— BEGIN —
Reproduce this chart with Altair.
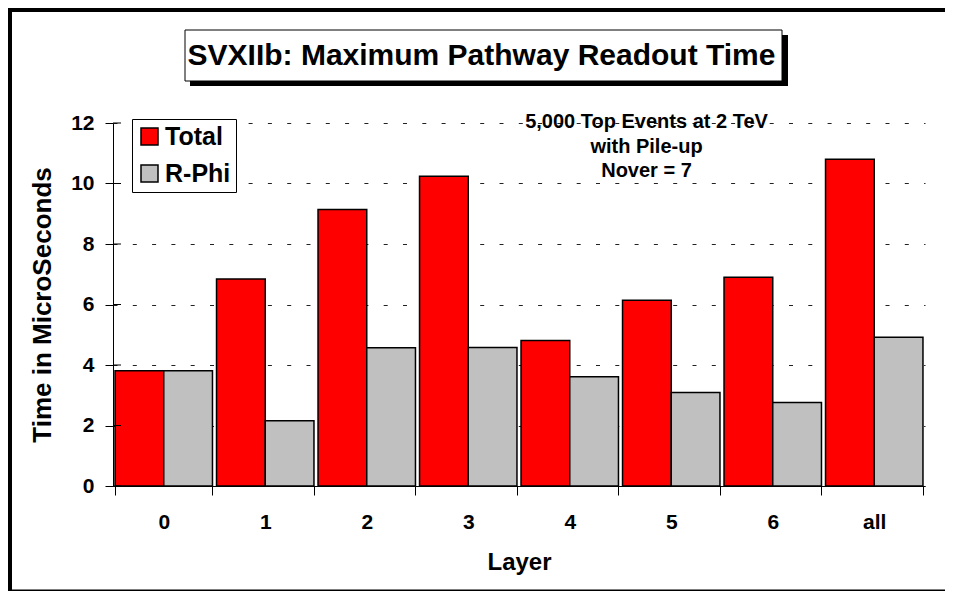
import altair as alt
import pandas as pd

# ---- data ----
layers = ["0", "1", "2", "3", "4", "5", "6", "all"]
total = [3.81, 6.84, 9.14, 10.24, 4.81, 6.14, 6.90, 10.80]
rphi = [3.81, 2.16, 4.57, 4.58, 3.61, 3.09, 2.76, 4.92]
series = ["Total", "R-Phi"]
colors = ["#FF0000", "#C0C0C0"]
y_ticks = [0, 2, 4, 6, 8, 10, 12]
title_text = "SVXIIb: Maximum Pathway Readout Time"
note_lines = ["5,000 Top Events at 2 TeV", "with Pile-up", "Nover = 7"]
x_title = "Layer"
y_title = "Time in MicroSeconds"

FONT = "Liberation Sans"

df = pd.DataFrame({
    "layer": layers * 2,
    "series": [series[0]] * len(layers) + [series[1]] * len(layers),
    "value": total + rphi,
})
tick_df = pd.DataFrame({"value": y_ticks})
one = pd.DataFrame({"d": [0]})

bars = alt.Chart(df).mark_bar(stroke="black", strokeWidth=1.5).encode(
    x=alt.X("layer:N", sort=layers,
            scale=alt.Scale(paddingInner=0.04, paddingOuter=0.02),
            axis=alt.Axis(title=x_title, labelAngle=0, tickBand="extent",
                          tickSize=9, labelPadding=16, labelFontSize=21,
                          titleFontSize=24, titlePadding=18, grid=False)),
    xOffset=alt.XOffset("series:N", sort=series,
                        scale=alt.Scale(domain=series, paddingInner=0, paddingOuter=0)),
    y=alt.Y("value:Q", scale=alt.Scale(domain=[0, 12], nice=False),
            axis=alt.Axis(title=y_title, values=y_ticks, tickSize=8, labelPadding=11,
                          labelFontSize=21, titleFontSize=26, titlePadding=15,
                          grid=True, gridColor="#222222", gridDash=[4, 15.3],
                          gridWidth=1)),
    color=alt.Color("series:N",
                    scale=alt.Scale(domain=series, range=colors),
                    legend=alt.Legend(title=None, orient="none", legendX=19, legendY=-4,
                                      fillColor="white", strokeColor="black",
                                      padding=5, symbolType="square", symbolSize=289,
                                      symbolStrokeColor="black", symbolStrokeWidth=1.5,
                                      labelFont=FONT, labelFontSize=25,
                                      labelFontWeight="bold", labelColor="black",
                                      labelOffset=3, rowPadding=11)),
)

inner_ticks = alt.Chart(tick_df).mark_rule(color="black", strokeWidth=1).encode(
    y=alt.Y("value:Q"),
    x=alt.value(0), x2=alt.value(8),
)

# frame (drawn as rules)
frame_top = alt.Chart(one).mark_rule(color="black", strokeWidth=4).encode(
    x=alt.value(-105), x2=alt.value(832), y=alt.value(-113))
frame_left = alt.Chart(one).mark_rule(color="black", strokeWidth=4).encode(
    x=alt.value(-103), y=alt.value(-115), y2=alt.value(468))
frame_bottom = alt.Chart(one).mark_rule(color="black", strokeWidth=1.5).encode(
    x=alt.value(-105), x2=alt.value(832), y=alt.value(467.2))

# title box with shadow
shadow = alt.Chart(one).mark_rect(color="black").encode(
    x=alt.value(77), x2=alt.value(675), y=alt.value(-88), y2=alt.value(-37))
box = alt.Chart(one).mark_rect(fill="white", stroke="black", strokeWidth=1).encode(
    x=alt.value(72), x2=alt.value(669), y=alt.value(-93), y2=alt.value(-42))
title = alt.Chart(one).mark_text(text=title_text, font=FONT, fontSize=30,
                                 fontWeight="bold", color="black",
                                 align="center", baseline="middle").encode(
    x=alt.value(368.5), y=alt.value(-67))

note = alt.Chart(one).mark_text(text=note_lines, font=FONT, fontSize=20,
                                fontWeight="bold", color="black", align="center",
                                baseline="middle", lineHeight=24.5).encode(
    x=alt.value(533.5), y=alt.value(-1))

chart = alt.layer(
    frame_top, frame_left, frame_bottom, shadow, box, title,
    bars, inner_ticks, note
).properties(
    width=812, height=363,
    padding={"left": 105, "top": 115, "right": 20, "bottom": 105},
    autosize=alt.AutoSizeParams(type="none"),
    background="white",
).configure_view(stroke=None).configure_axis(
    labelFont=FONT, labelFontWeight="bold", labelColor="black",
    titleFont=FONT, titleFontWeight="bold", titleColor="black",
    domainColor="black", domainWidth=1, tickColor="black", tickWidth=1,
)

chart.save("out.html", embed_options={"renderer": "svg", "actions": False})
— END —
Objective: Exclude the pictures, and transcribe all of the material exactly.

Result for this task:
Reproduce this chart with Altair.
import altair as alt
import pandas as pd

# ---- data ----
layers = ["0", "1", "2", "3", "4", "5", "6", "all"]
total = [3.81, 6.84, 9.14, 10.24, 4.81, 6.14, 6.90, 10.80]
rphi = [3.81, 2.16, 4.57, 4.58, 3.61, 3.09, 2.76, 4.92]
series = ["Total", "R-Phi"]
colors = ["#FF0000", "#C0C0C0"]
y_ticks = [0, 2, 4, 6, 8, 10, 12]
title_text = "SVXIIb: Maximum Pathway Readout Time"
note_lines = ["5,000 Top Events at 2 TeV", "with Pile-up", "Nover = 7"]
x_title = "Layer"
y_title = "Time in MicroSeconds"

FONT = "Liberation Sans"

df = pd.DataFrame({
    "layer": layers * 2,
    "series": [series[0]] * len(layers) + [series[1]] * len(layers),
    "value": total + rphi,
})
tick_df = pd.DataFrame({"value": y_ticks})
one = pd.DataFrame({"d": [0]})

bars = alt.Chart(df).mark_bar(stroke="black", strokeWidth=1.5).encode(
    x=alt.X("layer:N", sort=layers,
            scale=alt.Scale(paddingInner=0.04, paddingOuter=0.02),
            axis=alt.Axis(title=x_title, labelAngle=0, tickBand="extent",
                          tickSize=9, labelPadding=16, labelFontSize=21,
                          titleFontSize=24, titlePadding=18, grid=False)),
    xOffset=alt.XOffset("series:N", sort=series,
                        scale=alt.Scale(domain=series, paddingInner=0, paddingOuter=0)),
    y=alt.Y("value:Q", scale=alt.Scale(domain=[0, 12], nice=False),
            axis=alt.Axis(title=y_title, values=y_ticks, tickSize=8, labelPadding=11,
                          labelFontSize=21, titleFontSize=26, titlePadding=15,
                          grid=True, gridColor="#222222", gridDash=[4, 15.3],
                          gridWidth=1)),
    color=alt.Color("series:N",
                    scale=alt.Scale(domain=series, range=colors),
                    legend=alt.Legend(title=None, orient="none", legendX=19, legendY=-4,
                                      fillColor="white", strokeColor="black",
                                      padding=5, symbolType="square", symbolSize=289,
                                      symbolStrokeColor="black", symbolStrokeWidth=1.5,
                                      labelFont=FONT, labelFontSize=25,
                                      labelFontWeight="bold", labelColor="black",
                                      labelOffset=3, rowPadding=11)),
)

inner_ticks = alt.Chart(tick_df).mark_rule(color="black", strokeWidth=1).encode(
    y=alt.Y("value:Q"),
    x=alt.value(0), x2=alt.value(8),
)

# frame (drawn as rules)
frame_top = alt.Chart(one).mark_rule(color="black", strokeWidth=4).encode(
    x=alt.value(-105), x2=alt.value(832), y=alt.value(-113))
frame_left = alt.Chart(one).mark_rule(color="black", strokeWidth=4).encode(
    x=alt.value(-103), y=alt.value(-115), y2=alt.value(468))
frame_bottom = alt.Chart(one).mark_rule(color="black", strokeWidth=1.5).encode(
    x=alt.value(-105), x2=alt.value(832), y=alt.value(467.2))

# title box with shadow
shadow = alt.Chart(one).mark_rect(color="black").encode(
    x=alt.value(77), x2=alt.value(675), y=alt.value(-88), y2=alt.value(-37))
box = alt.Chart(one).mark_rect(fill="white", stroke="black", strokeWidth=1).encode(
    x=alt.value(72), x2=alt.value(669), y=alt.value(-93), y2=alt.value(-42))
title = alt.Chart(one).mark_text(text=title_text, font=FONT, fontSize=30,
                                 fontWeight="bold", color="black",
                                 align="center", baseline="middle").encode(
    x=alt.value(368.5), y=alt.value(-67))

note = alt.Chart(one).mark_text(text=note_lines, font=FONT, fontSize=20,
                                fontWeight="bold", color="black", align="center",
                                baseline="middle", lineHeight=24.5).encode(
    x=alt.value(533.5), y=alt.value(-1))

chart = alt.layer(
    frame_top, frame_left, frame_bottom, shadow, box, title,
    bars, inner_ticks, note
).properties(
    width=812, height=363,
    padding={"left": 105, "top": 115, "right": 20, "bottom": 105},
    autosize=alt.AutoSizeParams(type="none"),
    background="white",
).configure_view(stroke=None).configure_axis(
    labelFont=FONT, labelFontWeight="bold", labelColor="black",
    titleFont=FONT, titleFontWeight="bold", titleColor="black",
    domainColor="black", domainWidth=1, tickColor="black", tickWidth=1,
)

chart.save("out.html", embed_options={"renderer": "svg", "actions": False})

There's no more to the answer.